### Written problem
Skip the pictures. Set down, word for word, the lines from the start of the material up to and including the line with "linewidth=0.9, label=name, zorder=2)".

### Given information
•••
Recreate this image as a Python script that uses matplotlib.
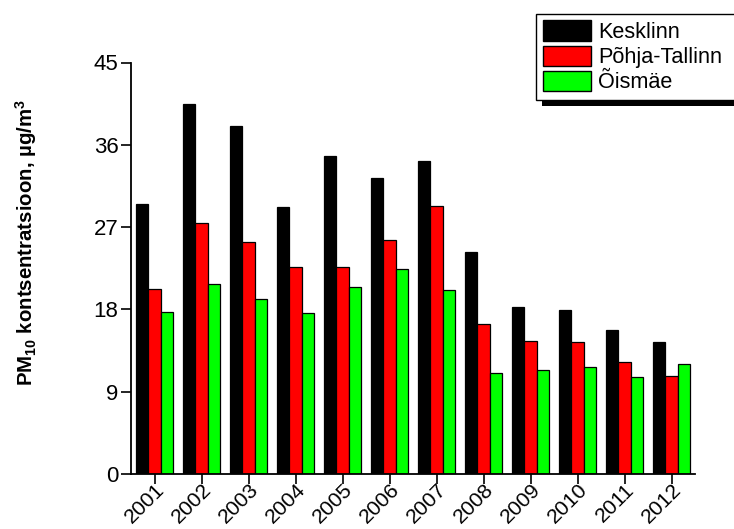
import matplotlib
matplotlib.use("Agg")
import matplotlib.pyplot as plt
import numpy as np

plt.rcParams['font.family'] = ['Liberation Sans', 'DejaVu Sans']
plt.rcParams['mathtext.fontset'] = 'custom'
plt.rcParams['mathtext.rm'] = 'Liberation Sans'
plt.rcParams['mathtext.bf'] = 'Liberation Sans:bold'

years = ['2001', '2002', '2003', '2004', '2005', '2006',
         '2007', '2008', '2009', '2010', '2011', '2012']
kesklinn = [29.5, 40.5, 38.1, 29.2, 34.8, 32.4, 34.2, 24.3, 18.3, 17.9, 15.7, 14.4]
pohja_tallinn = [20.2, 27.5, 25.4, 22.6, 22.6, 25.6, 29.3, 16.4, 14.5, 14.4, 12.2, 10.7]
oismae = [17.7, 20.8, 19.1, 17.6, 20.5, 22.4, 20.1, 11.0, 11.4, 11.7, 10.6, 12.0]

series = [('Kesklinn', kesklinn, '#000000'),
          ('Põhja-Tallinn', pohja_tallinn, '#ff0000'),
          ('Õismäe', oismae, '#00ff00')]
y_ticks = [0, 9, 18, 27, 36, 45]

W, H = 734, 529
fig = plt.figure(figsize=(W / 100, H / 100), dpi=100)
ax = fig.add_axes([131 / W, 1 - 474 / H, 564 / W, 411.5 / H])

x = np.arange(len(years))
w = 0.8 / 3
for i, (name, vals, col) in enumerate(series):
    ax.bar(x + (i - 1) * w, vals, width=w, color=col, edgecolor='black',
           linewidth=0.9, label=name, zorder=2)

ax.set_xlim(-0.5, 11.5)
ax.set_ylim(0, 45)
ax.set_yticks(y_ticks)
ax.set_xticks(x)
ax.set_xticklabels(years, rotation=45, ha='right', rotation_mode='anchor')
ax.tick_params(axis='both', direction='out', length=7, width=1.2,
               colors='black')
ax.tick_params(axis='y', pad=2, labelsize=16)
ax.tick_params(axis='x', pad=-2.5, labelsize=15.3)
for s in ('top', 'right'):
    ax.spines[s].set_visible(False)
for s in ('left', 'bottom'):
    ax.spines[s].set_linewidth(1.3)

fig.text(26 / W, 1 - 243 / H,
         r'PM$_{\mathbf{10}}$ kontsentratsioon, µg/m$^{\mathbf{3}}$',
         rotation=90, ha='center', va='center', fontsize=14.7, fontweight='bold')

leg = fig.legend(loc='upper left', bbox_to_anchor=(536 / W, 1 - 14 / H),
                 fontsize=15.6, handlelength=2.25, handleheight=1.05,
                 labelspacing=0.13, borderpad=0.3, handletextpad=0.3,
                 borderaxespad=0, frameon=False)
for h in leg.legend_handles:
    h.set_linewidth(1.0)

# legend frame (runs past the right edge) with a drop shadow below it
fig.canvas.draw()
bb = leg.get_window_extent()
x0 = bb.x0 / W
y0 = bb.y0 / H
bw = (W + 10 - bb.x0) / W
bh = bb.height / H
off = 6
shadow = plt.Rectangle((x0 + off / W, y0 - off / H), bw, bh,
                       transform=fig.transFigure, facecolor='black',
                       edgecolor='none', zorder=4)
frame = plt.Rectangle((x0, y0), bw, bh, transform=fig.transFigure,
                      facecolor='white', edgecolor='black', linewidth=1.0,
                      zorder=4.5)
fig.add_artist(shadow)
fig.add_artist(frame)
leg.set_zorder(5)

fig.savefig('out.png', dpi=100)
•••
### Complete output
Recreate this image as a Python script that uses matplotlib.
import matplotlib
matplotlib.use("Agg")
import matplotlib.pyplot as plt
import numpy as np

plt.rcParams['font.family'] = ['Liberation Sans', 'DejaVu Sans']
plt.rcParams['mathtext.fontset'] = 'custom'
plt.rcParams['mathtext.rm'] = 'Liberation Sans'
plt.rcParams['mathtext.bf'] = 'Liberation Sans:bold'

years = ['2001', '2002', '2003', '2004', '2005', '2006',
         '2007', '2008', '2009', '2010', '2011', '2012']
kesklinn = [29.5, 40.5, 38.1, 29.2, 34.8, 32.4, 34.2, 24.3, 18.3, 17.9, 15.7, 14.4]
pohja_tallinn = [20.2, 27.5, 25.4, 22.6, 22.6, 25.6, 29.3, 16.4, 14.5, 14.4, 12.2, 10.7]
oismae = [17.7, 20.8, 19.1, 17.6, 20.5, 22.4, 20.1, 11.0, 11.4, 11.7, 10.6, 12.0]

series = [('Kesklinn', kesklinn, '#000000'),
          ('Põhja-Tallinn', pohja_tallinn, '#ff0000'),
          ('Õismäe', oismae, '#00ff00')]
y_ticks = [0, 9, 18, 27, 36, 45]

W, H = 734, 529
fig = plt.figure(figsize=(W / 100, H / 100), dpi=100)
ax = fig.add_axes([131 / W, 1 - 474 / H, 564 / W, 411.5 / H])

x = np.arange(len(years))
w = 0.8 / 3
for i, (name, vals, col) in enumerate(series):
    ax.bar(x + (i - 1) * w, vals, width=w, color=col, edgecolor='black',
           linewidth=0.9, label=name, zorder=2)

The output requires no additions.